The main reason for the shipment was to bring Paul’s belongings over. All of his photos from childhood, college, university, and more. His diaries and mementoes. His favourite books and the little trinkets he collected over the years. The boxes are full of his life’s memories. Mostly from times before we met. Mostly things that I want to give to his family and friends.

Of course, part of me wants to keep all of it for myself. I don’t want to share them. But they’re not my memories – they’re Paul’s memories that he shared with the people he grew up with. I just want to keep them because they’re part of him. But I also know that other people need them more than I do. After all, I have all of the mementoes of our time together, so why shouldn’t others have the mementoes from their time together?

Happily, I had the foresight to put some of my stuff in the boxes, too. And I’m glad I did because now instead of just feeling the sadness of having Paul’s memories with me, I also have the excitement of having some of my things with me.

Yep, I have my favourite cookbook and my left-handed spoons. I have my bathrobe and winter ski coat and three of my favourite winter sweaters (all green, you may not be surprised to know!). I also have some of my favourite stationery for writing letters home and I have my Godfather DVD collection. And a CWU alumni sweatshirt and some hats and gloves and scarves. And a couple of books for my master’s programme and a copy of the Constitution of the United States of America. You know, because every home should have one!

I’m pleased to have some of my home comforts again. And even though it’s not the same as having the lovely home that I shared with Paul filled with all of our beautiful things, it’s nice to have a few more things from that ‘old’ life to help me settle into this new one.

8 Replies to “Boxed in”

  1. I miss cooking by weight 🙁
    Are recipes still edible if you mix up your cups? Do cakes still make cakes?
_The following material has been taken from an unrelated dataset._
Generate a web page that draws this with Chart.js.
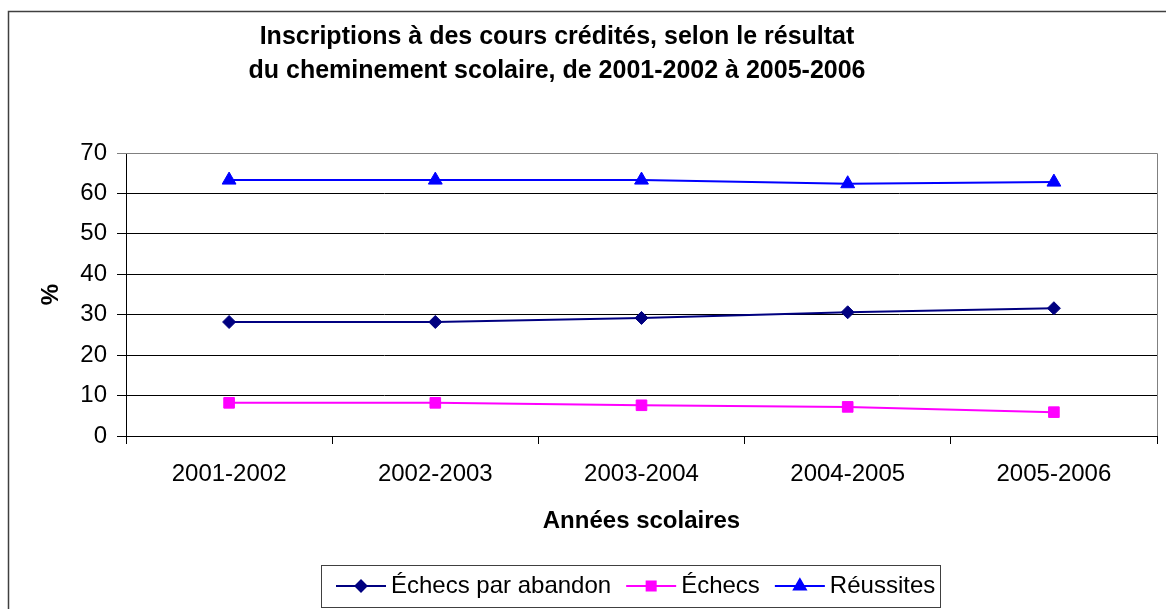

    1. They’re not too much different, but it can give a slightly different flavour or texture sometimes. I tend to use American measures for American recipes and UK measures for UK ones. It’s easier than converting everything!

  2. I met my husband when he was in law school and the first present I bought for him was a pocket sized constitution. He said everyone should have one LOL

    1. The one I had sent over is actually the one I gave Paul when he was living in Scotland. I figured he needed to read it if he was dating/marrying an American!

  3. Hope your flat is feeling a little more like a home now! It’s funny how the “personal things” make all the difference~
    **personal as in the things we sometimes have no idea why we hold onto but we do, as opposed to the things we own personally…

    1. It does help to have things around. But at the same time, it’s sad because it reminds me of all the rest that I don’t have! But, I think it’s mostly good. It will be better once I get everything cleared away though, because at the moment it looks like a bomb site!

    1. I carried them up all by myself! It wasn’t as hard as I thought it would be. I took each one up two flights then took them up the last flight once I caught my breath a bit. It was easier than unpacking them in the communal hall way.